Proponents believe PAROS is needed to build on agreements dating to the 1960s and 1970s meant to prevent the weaponization of space.

There are five U.N. treaties on outer space; the 1967 Outer Space Treaty; 1968 Rescue Agreement; 1972 Liability Convention; 1976 Launch Registration Convention; and 1984 Moon Agreement. Outside the United Nations, there also are the 1963 Partial Test Ban Treaty and 1971 Intelsat Agreement.

All of these ban putting weapons of mass destruction — but not other types of weapons — in space.

The U.N.'s Conference on Disarmament set up an ad hoc committee in 1985 to examine legal protections for satellites, nuclear-powered systems in space and other issues relevant to establishing a PAROS Treaty, which would both expand on and reaffirm the Outer Space Treaty.

But the United States has opposed allowing the U.N. ad hoc committee to negotiate such issues, instead preferring to hold its own bilateral talks with Russia or China, according to a background paper on the proposed PAROS Treaty from the Washington-based Nuclear Threat Initiative.

The General Assembly approved a Russian-drafted resolution in 2014 banning an arms race in space.

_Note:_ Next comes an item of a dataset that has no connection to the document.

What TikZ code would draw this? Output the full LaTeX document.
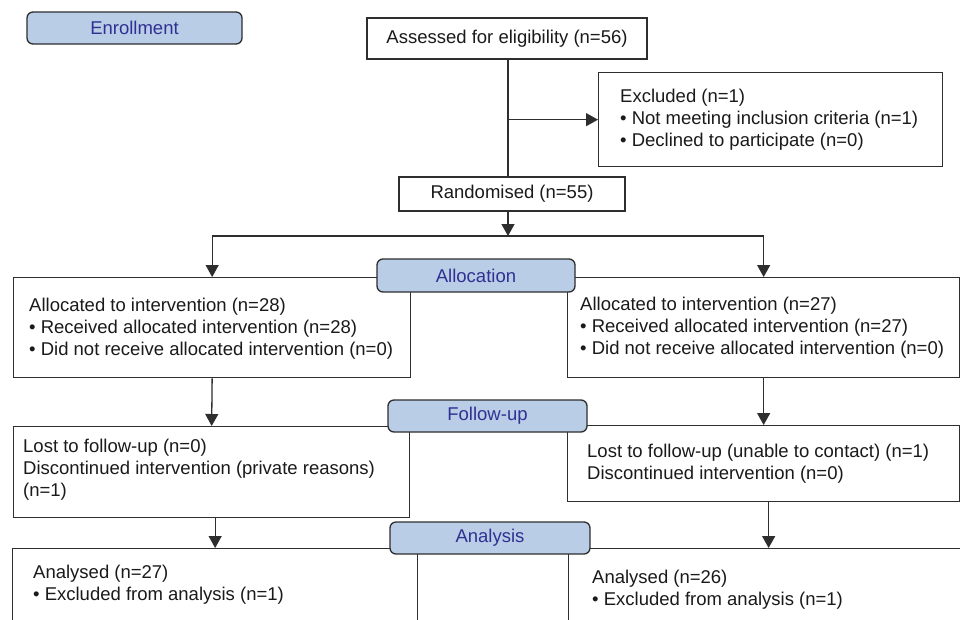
\documentclass[tikz,border=0pt]{standalone}
\usepackage{fontspec}
\setmainfont{Liberation Sans}
\usetikzlibrary{arrows.meta}
\definecolor{linec}{HTML}{2E2E2E}
\definecolor{labfill}{HTML}{BACDE6}
\definecolor{labtext}{HTML}{2E3192}
\definecolor{txt}{HTML}{1A1A1A}
\begin{document}
\begin{tikzpicture}[x=1pt,y=-1pt,
  every node/.style={font=\fontsize{18.5}{22}\selectfont, text=txt},
  box/.style={draw=linec, line width=1.3pt, rectangle, inner sep=0pt, anchor=north west},
  txtn/.style={inner sep=0pt, align=left, anchor=west},
  cbox/.style={draw=linec, line width=1.3pt, rectangle, inner sep=0pt, align=center},
  lab/.style={draw=linec, line width=1.3pt, fill=labfill, rounded corners=6pt, inner sep=0pt, text=labtext},
  conn/.style={draw=linec, line width=1.3pt},
  arr/.style={conn, -{Triangle[width=13pt,length=12pt]}}]
\useasboundingbox (0,0) rectangle (960,619);
\clip (0,0) rectangle (960,619);
\fill[white] (0,0) rectangle (960,619);

% top boxes
\node[cbox, minimum width=280pt, minimum height=41pt] (assessed) at (507,38.5) {Assessed for eligibility (n=56)};
\node[box, minimum width=344pt, minimum height=94pt] (excluded) at (598,72) {};
\node[txtn] (excludedT) at ([xshift=22pt]excluded.west)
  {Excluded (n=1)\\ • Not meeting inclusion criteria (n=1)\\ • Declined to participate (n=0)};
\node[cbox, minimum width=226pt, minimum height=34pt] (random) at (512,194) {Randomised (n=55)};

% allocation boxes
\node[box, minimum width=397pt, minimum height=100pt] (allocL) at (13,277) {};
\node[txtn] (allocLT) at ([xshift=16pt,yshift=-1pt]allocL.west)
  {Allocated to intervention (n=28)\\ • Received allocated intervention (n=28)\\ • Did not receive allocated intervention (n=0)};
\node[box, minimum width=392pt, minimum height=100pt] (allocR) at (567,277) {};
\node[txtn] (allocRT) at ([xshift=13pt]allocR.west)
  {Allocated to intervention (n=27)\\ • Received allocated intervention (n=27)\\ • Did not receive allocated intervention (n=0)};

% follow-up boxes
\node[box, minimum width=396pt, minimum height=91pt] (fuL) at (13,426) {};
\node[txtn] (fuLT) at ([xshift=10pt,yshift=2pt]fuL.west)
  {Lost to follow-up (n=0)\\ Discontinued intervention (private reasons)\\ (n=1)};
\node[box, minimum width=392pt, minimum height=76pt] (fuR) at (567,425) {};
\node[txtn] (fuRT) at ([xshift=20pt]fuR.west)
  {Lost to follow-up (unable to contact) (n=1)\\ Discontinued intervention (n=0)};

% analysis boxes (cut off at bottom)
\node[box, minimum width=405pt, minimum height=72pt] (anL) at (12,548) {};
\node[txtn] (anLT) at ([xshift=21pt]anL.west)
  {Analysed (n=27)\\ • Excluded from analysis (n=1)};
\node[box, minimum width=400pt, minimum height=82pt] (anR) at (568,548) {};
\node[txtn] (anRT) at ([xshift=24pt]anR.west)
  {Analysed (n=26)\\ • Excluded from analysis (n=1)};

% stage labels
\node[lab, minimum width=215pt, minimum height=32pt] (enroll) at (134.5,28) {Enrollment};
\node[lab, minimum width=198pt, minimum height=33pt] (allocation) at (476,275.5) {Allocation};
\node[lab, minimum width=199pt, minimum height=32pt] (followup) at (487.5,416) {Follow-up};
\node[lab, minimum width=200pt, minimum height=32pt] (analysis) at (490,538) {Analysis};

% connectors
\coordinate (split) at (508,236);
\draw[conn] (assessed.south -| split) -- (random.north -| split);
\draw[arr] (excluded.west -| split) -- (excluded.west);
\draw[arr] (random.south -| split) -- (split);
\draw[arr] (split) -| (allocL.north);
\draw[arr] (split) -| (allocR.north);
\draw[arr] (allocL.south) -- (fuL.north);
\draw[arr] (allocR.south) -- (fuR.north);
\draw[arr] (anL.north |- fuL.south) -- (anL.north);
\draw[arr] (anR.north |- fuR.south) -- (anR.north);
\end{tikzpicture}
\end{document}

Russia declared in 2016 it will not be the first to deploy any type of weapon in space.

Americans and Russians exchange lunar samples (Arete/NASA)

Station with a view

The first piece of the International Space Station, or ISS, launched in 1998. The first crew arrived there in November 2000. Since then, people have lived in space every day and the international crew members of the orbiting spacecraft and lab conduct research that could not get done on Earth.

NASA and Russian space agency Roscosmos are preparing to replace ISS with another manned presence above Earth. Construction was scheduled to begin in 2022 and expected to be completed by 2024.

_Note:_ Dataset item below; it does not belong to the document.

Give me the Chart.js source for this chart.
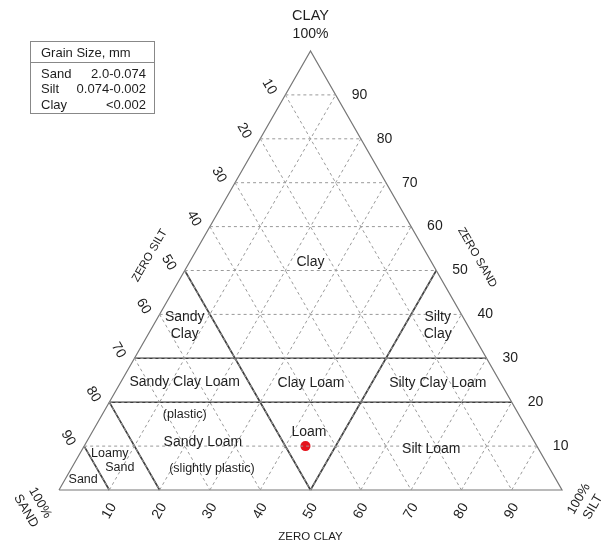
<!DOCTYPE html>
<html>
<head>
<meta charset="utf-8">
<title>Soil classification triangle</title>
<script src="https://cdn.jsdelivr.net/npm/chart.js@4.4.1/dist/chart.umd.min.js"></script>
<style>
  html, body { margin:0; padding:0; background:#fff; }
  canvas { display:block; }
</style>
</head>
<body>
<canvas id="tri" width="603" height="548"></canvas>
<script>
// percent steps for the dashed grid and the numbers along each side
const gridSteps = [10,20,30,40,50,60,70,80,90]
const tickLabels = ['10','20','30','40','50','60','70','80','90']

// class boundaries, end points as [sand, silt, clay]
const boundaryFrom = [[70,0,30],[80,0,20],[50,0,50],[50,50,0],[80,0,20],[90,0,10]]
const boundaryTo   = [[0,70,30],[0,80,20],[50,50,0],[0,50,50],[80,20,0],[90,10,0]]

// tested soil [sand, silt, clay]
const sample = [46,44,10]

const regionNames = ['Clay','Sandy\nClay','Silty\nClay','Sandy Clay Loam','Clay Loam','Silty Clay Loam',
  '(plastic)','Sandy Loam','(slightly plastic)','Loam','Silt Loam','Loamy','Sand','Sand']

const grainRows = ['Sand','Silt','Clay']
const grainSizes = ['2.0-0.074','0.074-0.002','<0.002']

// ternary -> plane: x runs along the base, y is clay
function toXY(p){ return {x: p[1] + p[2]/2, y: p[2]} }
function seg(a, b){ return [toXY(a), toXY(b)] }

// dashed grid, three directions
let datasets = []
gridSteps.forEach(v=>{
  const lines = [
    seg([100-v,0,v],[0,100-v,v]),   // clay
    seg([v,0,100-v],[v,100-v,0]),   // sand
    seg([100-v,v,0],[0,v,100-v])    // silt
  ]
  lines.forEach(d=>datasets.push({data:d, showLine:true, borderColor:'#9a9a9a', borderWidth:1,
    borderDash:[3,3], pointRadius:0}))
})

// outline
datasets.push({data:[toXY([100,0,0]),toXY([0,100,0]),toXY([0,0,100]),toXY([100,0,0])],
  showLine:true, borderColor:'#777', borderWidth:1.2, pointRadius:0})

boundaryFrom.forEach((a,i)=>{
  datasets.push({data:seg(a, boundaryTo[i]), showLine:true, borderColor:'#3c3c3c', borderWidth:1.6, pointRadius:0})
})

datasets.push({data:[toXY(sample)], pointRadius:5, backgroundColor:'#e5121b', borderWidth:0})

// label anchors in plane units [x, y, font px]
const regionSpots = [[50,52,14],[25,37.4,14],[75.3,37.4,14],[25,24.6,14],[50.1,24.4,14],[75.3,24.4,14],
  [25,17.1,12.5],[28.6,10.9,14],[30.4,5,12.5],[49.7,13.2,14],[74,9.3,14],[10.1,8.4,12.5],[12.1,5.2,12.5],[4.8,2.3,12.5]]

const FONT = 'Arial, "Liberation Sans", Helvetica, sans-serif'

function put(ctx, text, px, py, size, rot, align){
  ctx.save()
  ctx.translate(px, py)
  if(rot) ctx.rotate(rot*Math.PI/180)
  ctx.font = size + 'px ' + FONT
  ctx.textAlign = align || 'center'
  ctx.textBaseline = 'middle'
  const rows = text.split('\n')
  const lh = size*1.25
  rows.forEach((r,i)=> ctx.fillText(r, 0, (i - (rows.length-1)/2)*lh))
  ctx.restore()
}

const textPlugin = {
  id: 'triText',
  afterDatasetsDraw(chart){
    const {ctx, scales:{x, y}} = chart
    const X = v => x.getPixelForValue(v), Y = v => y.getPixelForValue(v)
    ctx.save()
    ctx.fillStyle = '#1e1e1e'

    // corner captions
    put(ctx, 'CLAY', X(50), 16, 14.5)
    put(ctx, '100%', X(50), 34, 14)
    put(ctx, '100%\nSAND', X(0)-26, Y(0)+17, 13, 60)
    put(ctx, '100%\nSILT', X(100)+24, Y(0)+13, 13, -60)
    put(ctx, 'ZERO CLAY', X(50), Y(0)+47, 11.5)
    put(ctx, 'ZERO SILT', X(25)-35, Y(50)-15, 11.5, -60)
    put(ctx, 'ZERO SAND', X(75)+41, Y(50)-13, 11.5, 60)

    // side numbers
    gridSteps.forEach((v,i)=>{
      const t = tickLabels[i]
      // clay, right side
      put(ctx, t, X(100 - v/2)+16, Y(v), 14, 0, 'left')
      // sand, left side
      put(ctx, t, X((100-v)/2)-16, Y(100-v)-8, 14, 60)
      // silt, base
      put(ctx, t, X(v), Y(0)+21, 14, -60)
    })

    // class names
    regionNames.forEach((n,i)=>{
      const s = regionSpots[i]
      put(ctx, n, X(s[0]), Y(s[1]), s[2])
    })

    // grain size key
    ctx.strokeStyle = '#888'
    ctx.lineWidth = 1
    ctx.strokeRect(30.5, 41.5, 124, 72)
    ctx.beginPath(); ctx.moveTo(30.5, 62.5); ctx.lineTo(154.5, 62.5); ctx.stroke()
    put(ctx, 'Grain Size, mm', 41, 53, 13, 0, 'left')
    grainRows.forEach((r,i)=>{
      put(ctx, r, 41, 74 + i*15.5, 13, 0, 'left')
      put(ctx, grainSizes[i], 146, 74 + i*15.5, 13, 0, 'right')
    })
    ctx.restore()
  }
}

new Chart(document.getElementById('tri'), {
  type: 'scatter',
  data: { datasets },
  options: {
    responsive: false,
    animation: false,
    devicePixelRatio: 1,
    clip: false,
    layout: { padding: {left:59, right:41, top:51, bottom:58} },
    scales: {
      x: { type:'linear', min:0, max:100, display:false },
      y: { type:'linear', min:0, max:100, display:false }
    },
    plugins: { legend:{display:false}, tooltip:{enabled:false} }
  },
  plugins: [textPlugin]
})
</script>
</body>
</html>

The most recent budget plan of U.S. President Donald Trump's administration renamed the Obama administration's "Deep Space Gateway" platform — meant to be a stopover on the way to Mars — as the Lunar Orbital Platform-Gateway. The Trump administration now wants it ready for use by 2023.

"If we can build a space station, if we can get to the Moon, then we can find solutions to Earth's environmental problems," U.N. Champion for Space Scott Kelly, the retired U.S. astronaut who spent 342 days in space and commanded the ISS, told the U.N. Environment Assembly in Nairobi last year.

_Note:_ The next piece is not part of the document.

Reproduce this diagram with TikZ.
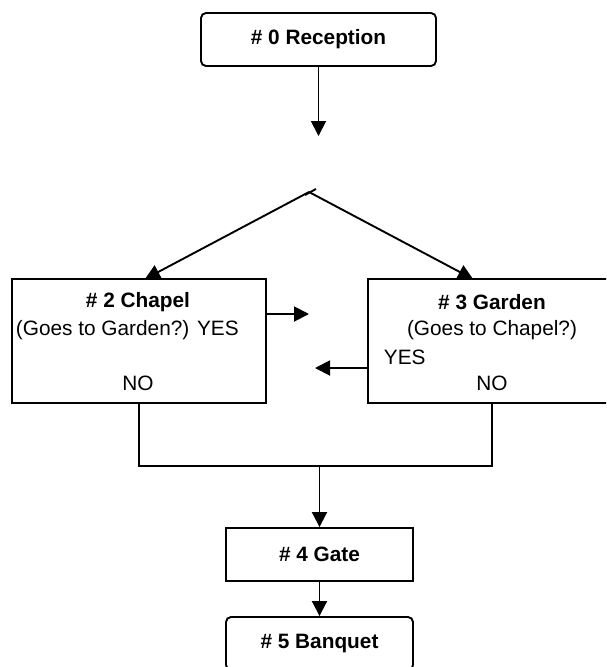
\documentclass[tikz,border=0pt]{standalone}
\usepackage{fontspec}
\setmainfont{Liberation Sans}
\usepackage{tikz}
\usetikzlibrary{arrows.meta}

\begin{document}
\begin{tikzpicture}[x=1pt,y=-1pt,line width=1.9pt,
    font=\fontsize{20.8}{24}\selectfont,
    box/.style={draw,inner sep=0pt},
    rbox/.style={box,rounded corners=5pt},
    txt/.style={inner sep=0pt},
    arr/.style={-{Triangle[length=15pt,width=15pt]}}]
    \useasboundingbox (0,0) rectangle (606,667);
    \clip (0,0) rectangle (606,667);
    % boxes
    \node[rbox,minimum width=235,minimum height=53] (rec) at (318.5,39.5) {\textbf{\# 0 Reception}};
    \node[box,minimum width=254,minimum height=124] (chapel) at (139,341) {};
    \node[box,minimum width=250,minimum height=124] (garden) at (493,341) {};
    \node[box,minimum width=187,minimum height=53] (gate) at (319.5,554.5) {\textbf{\# 4 Gate}};
    \node[rbox,minimum width=187,minimum height=53] (banq) at (319.5,643.5) {\textbf{\# 5 Banquet}};
    % texts in the two middle boxes
    \node[txt] (chtitle) at (138,302) {\textbf{\# 2 Chapel}};
    \node[txt,anchor=west] (chq) at (15,330) {(Goes to Garden?) YES};
    \node[txt] (chno) at (138,383) {NO};
    \node[txt] (gatitle) at (492,302) {\textbf{\# 3 Garden}};
    \node[txt] (gaq) at (492,330) {(Goes to Chapel?)};
    \node[txt,anchor=west] (gayes) at (383,357) {YES};
    \node[txt] (gano) at (492,383) {NO};
    % free ends
    \coordinate (drop) at (318.5,136);
    \coordinate (fork) at (309,192);
    \coordinate (cin) at (145,279);
    \coordinate (gin) at (473,279);
    \coordinate (yesc) at (309,314);
    \coordinate (yesg) at (315,368);
    \coordinate (join) at (319.5,466);
    % connectors
    \draw[arr] (rec.south) -- (drop);
    \draw (305,195) -- (316,189);
    \draw[arr] (fork) -- (cin);
    \draw[arr] (fork) -- (gin);
    \draw[arr] (chapel.east |- yesc) -- (yesc);
    \draw[arr] (garden.west |- yesg) -- (yesg);
    \draw (chapel.south) -- (chapel.south |- join) -- (gano |- join) -- (gano |- garden.south);
    \draw[arr] (join) -- (gate.north);
    \draw[arr] (gate) -- (banq);
\end{tikzpicture}
\end{document}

After UNISPACE+50 is held, COPUOS was scheduled to meet in Vienna for a regular session in late June. At a meeting of its legal subcommittee at Vienna in April, some of the 69 nations that attended said it was important to craft a “Space2030” agenda to be part of the U.N.'s 17 Sustainable Development Goals for 2030.

Some delegations said a legal framework is needed to ensure that people's activities in outer space are sustainable for future generations, according to the subcommittee's 43-page report.

Though the five U.N. treaties on outer space create an outline of "international space law," the subcommittee said nations were worried that "the lack of a definition or delimitation of outer space created legal uncertainty at both the national and international levels concerning the applicability of air law and space law."